As Pope Benedict had reasoned in his encyclical Caritas in Veritate when he wrote of the need for ethics in our economy which are people-centered:
“Striving to meet the deepest moral needs of the person also has important and beneficial repercussions at the level of economics. The economy needs ethics in order to function correctly — not any ethics whatsoever, but an ethics which is people-centred.”
“This is not merely a matter of a “third sector”, but of a broad new composite reality embracing the private and public spheres, one which does not exclude profit, but instead considers it a means for achieving human and social ends. Whether such companies distribute dividends or not, whether their juridical structure corresponds to one or other of the established forms, becomes secondary in relation to their willingness to view profit as a means of achieving the goal of a more humane market and society. “
Pope Francis followed with Evangelii Gaudium, saying:
“It is heartbreaking that the world today is more concerned about the health of banks than homeless children dying of starvation and cold”, and called on the Catholic Church to seek out those who need help the most.”This is happening today. If investments in banks fall, it is a tragedy and people say ‘what are we going to do?’ but if people die of hunger, have nothing to eat or suffer from poor health, that’s nothing. This is our crisis today,”
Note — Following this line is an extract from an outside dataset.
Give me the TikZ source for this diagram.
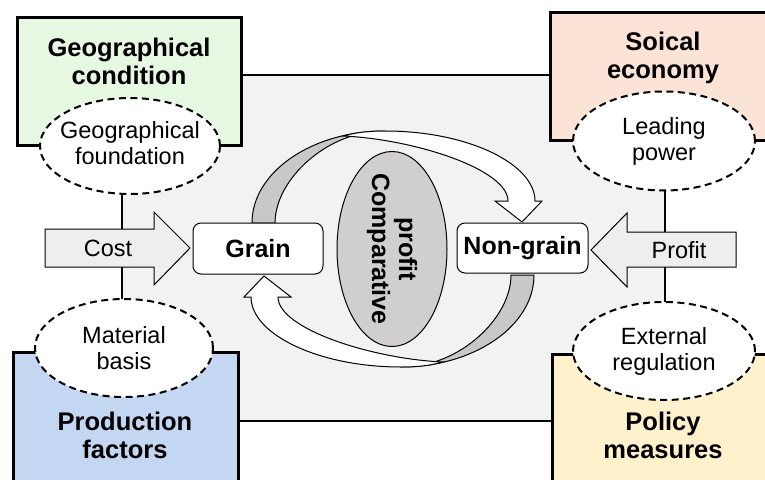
\documentclass[tikz,border=0pt]{standalone}
\usepackage{fontspec}
\newfontfamily\labfont{Liberation Sans}
\usetikzlibrary{
    positioning,
    shapes.geometric
}
\definecolor{geo green}{RGB}{230,248,226}
\definecolor{eco peach}{RGB}{251,227,214}
\definecolor{prod blue}{RGB}{196,215,242}
\definecolor{policy yellow}{RGB}{255,241,204}
\definecolor{field gray}{RGB}{242,242,242}
\definecolor{push gray}{RGB}{238,238,238}
\definecolor{band gray}{RGB}{200,200,200}
\definecolor{core gray}{RGB}{208,206,206}
\tikzset{
    % Boxes
    factor box/.style={draw=black,line width=3pt},
    title text/.style={align=center,font=\labfont\bfseries\fontsize{25.5}{28}\selectfont},
    %
    % Dashed ellipses
    sub ellipse/.style={ellipse,draw=black,fill=white,line width=2pt,
        dash pattern=on 7pt off 4.5pt,inner sep=0pt},
    sub text/.style={align=center,font=\labfont\fontsize{23.5}{26}\selectfont},
    %
    % Grain / non-grain
    stage box/.style={rectangle,rounded corners=8pt,draw=black,fill=white,
        line width=1pt,font=\labfont\bfseries\fontsize{25}{27}\selectfont},
    %
    % Arrows
    push arrow/.style={draw=black,fill=push gray,line width=1pt},
    turn band/.style={draw=black,fill=band gray,line width=1pt,line join=round},
    turn face/.style={draw=black,fill=white,line width=1pt,line join=miter}
}

\begin{document}
\begin{tikzpicture}[x=1pt,y=-1pt]
    \clip (0,0) rectangle (765,479);
    \fill[white] (0,0) rectangle (765,479);
    % field behind everything
    \draw[fill=field gray,line width=2pt] (122,75) rectangle (665,421);
    % corner boxes
    \draw[factor box,fill=geo green] (17,17) rectangle (241,145);
    \draw[factor box,fill=eco peach] (550,12) rectangle (780,140);
    \draw[factor box,fill=prod blue] (13,352) rectangle (238,495);
    \draw[factor box,fill=policy yellow] (552,354) rectangle (780,495);
    \node[title text] (geo title) at (129,61) {Geographical\\condition};
    \node[title text] (eco title) at (663,58) {Soical\\economy};
    \node[title text] (prod title) at (125,435) {Production\\factors};
    \node[title text] (policy title) at (663,435) {Policy\\measures};
    % dashed ellipses
    \node[sub ellipse,minimum width=180pt,minimum height=96pt] (geo ell) at (130,146) {};
    \node[sub ellipse,minimum width=182pt,minimum height=99pt] (eco ell) at (664,141) {};
    \node[sub ellipse,minimum width=178pt,minimum height=98pt] (prod ell) at (124,348) {};
    \node[sub ellipse,minimum width=182pt,minimum height=98pt] (policy ell) at (664,351) {};
    \node[sub text] (geo sub) at ([yshift=3pt]geo ell.center) {Geographical\\foundation};
    \node[sub text] (eco sub) at (eco ell.center) {Leading\\power};
    \node[sub text] (prod sub) at (prod ell.center) {Material\\basis};
    \node[sub text] (policy sub) at (policy ell.center) {External\\regulation};
    % cost and profit
    \draw[push arrow] (45,229) -- (154,229) -- (154,212) -- (190,248) -- (154,285)
        -- (154,267) -- (45,267) -- cycle;
    \draw[push arrow] (736,232) -- (627,232) -- (627,213) -- (591,250) -- (627,287)
        -- (627,267) -- (736,267) -- cycle;
    \node[sub text] (cost) at (108,248) {Cost};
    \node[sub text] (profit) at (679,250) {Profit};
    % turning arrows, second one is the first turned round
    \foreach \turn in {0,180}{
        \begin{scope}[shift={(393,249)},rotate=\turn]
            \draw[turn band] (-141,-26) .. controls (-141,-77) and (-81,-118) .. (-8,-118)
                -- (-15,-117) .. controls (-65,-117) and (-118,-70) .. (-118,-26) -- cycle;
            \draw[turn face] (-50,-113) .. controls (-36,-117) and (-22,-118) .. (-8,-118)
                .. controls (75,-118) and (142,-85) .. (142,-48)
                -- (149,-48) -- (129,-27) -- (102,-48) -- (115,-48)
                .. controls (115,-80) and (20,-110) .. (-50,-113) -- cycle;
        \end{scope}
    }
    % comparative profit
    \node[ellipse,draw=black,fill=core gray,line width=1pt,inner sep=0pt,
        minimum width=110pt,minimum height=195pt] (core) at (392,249) {};
    \node[rotate=-90,align=center,font=\labfont\bfseries\fontsize{25}{27}\selectfont]
        (core text) at (core.center) {profit\\Comparative};
    % grain and non-grain
    \node[stage box,minimum width=130pt,minimum height=51pt] (grain) at (258,248.5) {Grain};
    \node[stage box,minimum width=131pt,minimum height=50pt] (nongrain) at (522.5,248) {Non-grain};
\end{tikzpicture}
\end{document}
“The current financial crisis can make us overlook the fact that it originated in a profound human crisis: the denial of the primacy of the human person! We have created new idols. The worship of the ancient golden calf (cf. Ex 32:1–35) has returned in a new and ruthless guise in the idolatry of money and the dictatorship of an impersonal economy lacking a truly human purpose. The worldwide crisis affecting finance and the economy lays bare their imbalances and, above all, their lack of real concern for human beings; man is reduced to one of his needs alone: consumption.”
So, When do words translate into deeds?